Met betrekking tot de vraag of de door de arbeidsdeskundige bezwaar en beroep geselecteerde functies in medisch opzicht passend zijn voor appellante, wordt het volgende overwogen.
4.4.
Tussen partijen is niet in geschil is dat appellant maximaal 24 uur per week kan werken en dat zij in verband met therapie slechts drie dagen per week beschikbaar is. Over de functie papierwarenmaker, dozenmaker, kartonmedewerker (SBC-code 268040) wordt overwogen, dat deze SBC-code blijkens de arbeidsmogelijkhedenlijst bestaat uit drie functies, waarin in een urenomvang van 18 uur per week gewerkt wordt en in een arbeidspatroon van maximaal vier uur per dag. Binnen de functie kartonnagebewerker met functienummer 2632.0102.009 worden deze werkzaamheden in de voormiddag verricht, binnen de functie kartonnagebewerker met functienummer 2632.0102.010 in de namiddag en binnen de functie kartonnagebewerker met functienummer 2632.0102.012 in de voor- of namiddag. In navolging van hetgeen de arbeidsdeskundige bezwaar en beroep in zijn rapporten van
24 juni 2014 en 2 oktober 2015 heeft overwogen, heeft de gemachtigde van het Uwv ter zitting van de Raad uiteengezet dat deze functies desalniettemin aan appellante kunnen worden opgedragen, omdat alle drie de functies bij hetzelfde bedrijf verricht worden en uit een eerder overleg met de arbeidsdeskundig analist gebleken is dat een combinatie van functies mogelijk is, waardoor de functies binnen de drie beschikbare dagen verricht kunnen worden. Daarmee heeft het Uwv naar het oordeel van de Raad echter niet genoegzaam aangetoond dat deze functies voor appellante geschikt zijn te achten. Daartoe wordt overwogen dat niet is gebleken dat de arbeidskundige analist hierover overleg heeft gevoerd met de betreffende werkgever, omdat de genoemde combinatie niet direct voor de hand ligt, had dat tenminste verwacht mogen worden. Met betrekking tot de functie administratief medewerker (beginnend) met functienummer 9071.0042.016 (SBC-code 315090) overweegt de Raad dat in die functie in een urenomvang van 17 uur per week gewerkt wordt en dat de werkzaamheden verricht worden in een arbeidspatroon van viereneenhalf uur per dag. Het Uwv heeft niet aannemelijk gemaakt dat deze functie binnen drie dagen verricht kan worden, waardoor onvoldoende geschikte functies resteren binnen deze SBC-code. Nu de gemachtigde van het Uwv ter zitting van de Raad heeft verklaard dat er geen andere functies geslecteerd kunnen worden en dat het vervallen van de hiervoor besproken functies ertoe leidt dat aangenomen moet worden dat appellante per 1 december 2013 80 tot 100% arbeidsongeschikt is te achten, zal de Raad als volgt beslissen.
4.5.
Op grond van hetgeen in 4.1 tot en met 4.4 is overwogen slaagt het hoger beroep en moet de aangevallen uitspraak worden vernietigd, voor zover daarbij is bepaald dat de
WIA-uitkering van appellante met ingang van 1 december 2013 wordt herzien naar de arbeidsongeschiktheidsklasse van 55 tot 65%. Er is, gelet op het onder 4.4 overwogene, aanleiding om te bepalen dat de mate van arbeidsongeschiktheid van appellante met ingang van 1 december 2013 wordt vastgesteld op 80 tot 100%.
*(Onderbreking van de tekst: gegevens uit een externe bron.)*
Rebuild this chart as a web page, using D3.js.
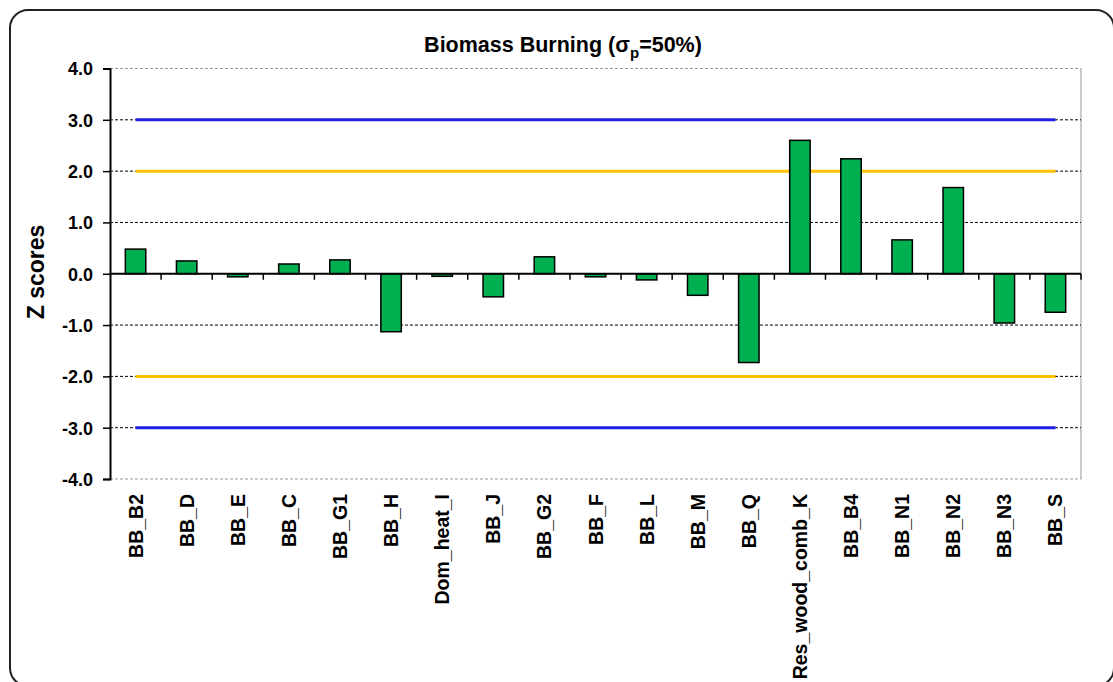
<!DOCTYPE html>
<html>
<head>
<meta charset="utf-8">
<script src="https://cdn.jsdelivr.net/npm/d3@7"></script>
<style>
  body { margin: 0; background: #fff; }
  svg { font-family: "Liberation Sans", Arial, sans-serif; }
</style>
</head>
<body>
<svg id="chart" width="1113" height="682"></svg>
<script>
// chart data
var categories = ["BB_B2", "BB_D", "BB_E", "BB_C", "BB_G1", "BB_H", "Dom_heat_I", "BB_J", "BB_G2",
  "BB_F", "BB_L", "BB_M", "BB_Q", "Res_wood_comb_K", "BB_B4", "BB_N1", "BB_N2", "BB_N3", "BB_S"];
var zScores = [0.48, 0.25, -0.06, 0.19, 0.27, -1.13, -0.05, -0.45, 0.33,
  -0.06, -0.12, -0.42, -1.73, 2.60, 2.24, 0.66, 1.68, -0.96, -0.75];
var yTicks = [-4, -3, -2, -1, 0, 1, 2, 3, 4];
var limits = [
  { v: 3, color: "#1f1fe6" }, { v: -3, color: "#1f1fe6" },
  { v: 2, color: "#ffc000" }, { v: -2, color: "#ffc000" }
];

var svg = d3.select("#chart");
var plotL = 110, plotR = 1081, plotT = 68.5, plotB = 479;

// outer frame (runs off the right and bottom edges)
svg.append("rect").attr("x", 10).attr("y", 10).attr("width", 1104).attr("height", 676)
  .attr("rx", 18).attr("fill", "#fff").attr("stroke", "#222").attr("stroke-width", 2);

var x = d3.scaleBand().domain(categories).range([plotL, plotR]).paddingInner(0.6).paddingOuter(0.3);
var xc = d3.scaleBand().domain(categories).range([plotL, plotR]);
var y = d3.scaleLinear().domain([-4, 4]).range([plotB, plotT]);

// plot border (gray)
svg.append("line").attr("x1", plotL).attr("x2", plotR).attr("y1", y(4)).attr("y2", y(4))
  .attr("stroke", "#999").attr("stroke-dasharray", "3,2");
svg.append("line").attr("x1", plotL).attr("x2", plotR).attr("y1", y(-4)).attr("y2", y(-4))
  .attr("stroke", "#999").attr("stroke-dasharray", "3,2");
svg.append("line").attr("x1", plotR).attr("x2", plotR).attr("y1", y(4)).attr("y2", y(-4))
  .attr("stroke", "#999");

// gridlines
svg.append("g").selectAll("line").data(yTicks.filter(function(d){ return d !== 0 && Math.abs(d) !== 4; }))
  .enter().append("line")
  .attr("x1", plotL).attr("x2", plotR)
  .attr("y1", function(d){ return y(d); }).attr("y2", function(d){ return y(d); })
  .attr("stroke", "#000").attr("stroke-width", 1).attr("stroke-dasharray", "3,2");

// limit lines from first to last category center
var x0 = xc(categories[0]) + xc.bandwidth() / 2;
var x1 = xc(categories[categories.length - 1]) + xc.bandwidth() / 2;
svg.append("g").selectAll("line").data(limits).enter().append("line")
  .attr("x1", x0).attr("x2", x1)
  .attr("y1", function(d){ return y(d.v); }).attr("y2", function(d){ return y(d.v); })
  .attr("stroke", function(d){ return d.color; }).attr("stroke-width", 3);

// bars
svg.append("g").selectAll("rect").data(zScores).enter().append("rect")
  .attr("x", function(d, i){ return x(categories[i]); })
  .attr("width", x.bandwidth())
  .attr("y", function(d){ return y(Math.max(0, d)); })
  .attr("height", function(d){ return Math.abs(y(d) - y(0)); })
  .attr("fill", "#00b050").attr("stroke", "#000").attr("stroke-width", 1.5);

// y axis
var yAxis = d3.axisLeft(y).tickValues(yTicks).tickSize(7).tickFormat(d3.format(".1f"));
var gy = svg.append("g").attr("transform", "translate(" + plotL + ",0)").call(yAxis);
gy.select(".domain").attr("stroke", "#000").attr("stroke-width", 2);
gy.selectAll(".tick line").attr("stroke", "#000").attr("stroke-width", 1.5);
gy.selectAll(".tick text").attr("x", -17).attr("dy", "0.35em")
  .style("font-size", "18px").style("font-weight", "bold").attr("fill", "#000")
  .text(function(d){ return d3.format(".1f")(d).replace("\u2212", "-"); });

// x axis at zero with ticks between categories
svg.append("line").attr("x1", plotL).attr("x2", plotR).attr("y1", y(0)).attr("y2", y(0))
  .attr("stroke", "#000").attr("stroke-width", 2);
svg.append("g").selectAll("line").data(categories).enter().append("line")
  .attr("x1", function(d){ return xc(d) + xc.bandwidth(); })
  .attr("x2", function(d){ return xc(d) + xc.bandwidth(); })
  .attr("y1", y(0)).attr("y2", y(0) + 6)
  .attr("stroke", "#000").attr("stroke-width", 1.5);

// category labels
svg.append("g").selectAll("text").data(categories).enter().append("text")
  .attr("transform", function(d){ return "translate(" + (xc(d) + xc.bandwidth() / 2 + 7) + ",494) rotate(-90)"; })
  .attr("text-anchor", "end")
  .style("font-size", "19.5px").style("font-weight", "bold")
  .text(function(d){ return d; });

// y axis title
svg.append("text").attr("transform", "translate(44,272) rotate(-90)")
  .attr("text-anchor", "middle").style("font-size", "23px").style("font-weight", "bold")
  .text("Z scores");

// chart title
var title = svg.append("text").attr("x", 563).attr("y", 52).attr("text-anchor", "middle")
  .style("font-size", "21.5px").style("font-weight", "bold");
title.append("tspan").text("Biomass Burning (\u03C3");
title.append("tspan").attr("dy", 6).style("font-size", "15px").text("p");
title.append("tspan").attr("dy", -6).text("=50%)");
</script>
</body>
</html>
5. Er bestaat aanleiding om het Uwv te veroordelen in de proceskosten van appellante in hoger beroep. Deze kosten worden begroot op € 992,-.

BESLISSING

De Centrale Raad van Beroep
  • bevestigt de aangevallen uitspraak voor zover daarbij het beroep gegrond is verklaard, het bestreden besluit is vernietigd en beslissingen zijn gegeven over vergoeding griffierecht en veroordeling in de proceskosten;
  • vernietigt de aangevallen uitspraak voor zover daarbij is bepaald dat de WIA-uitkering van appellante met ingang van 1 december 2013 wordt herzien naar een arbeidsongeschiktheidsklasse van 55% tot 65%;
  • herroept het besluit van 16 januari 2014;
  • bepaalt dat de mate van arbeidsongeschiktheid van appellante met ingang van
1 december 2013 80 tot 100% bedraagt;
- bepaalt dat deze uitspraak van de Raad in de plaats treedt van het besluit van
16 januari 2014;
  • veroordeelt het Uwv in de kosten van appellante tot een bedrag van € 992,-;
  • bepaalt dat het Uwv het door appellante in hoger beroep betaalde griffierecht van € 132,- vergoedt.
Deze uitspraak is gedaan door H. van Leeuwen als voorzitter en J.P.M. Zeijen en
A.T. de Kwaasteniet als leden, in tegenwoordigheid van R.I. Troelstra als griffier. De beslissing is uitgesproken in het openbaar op 4 november 2016.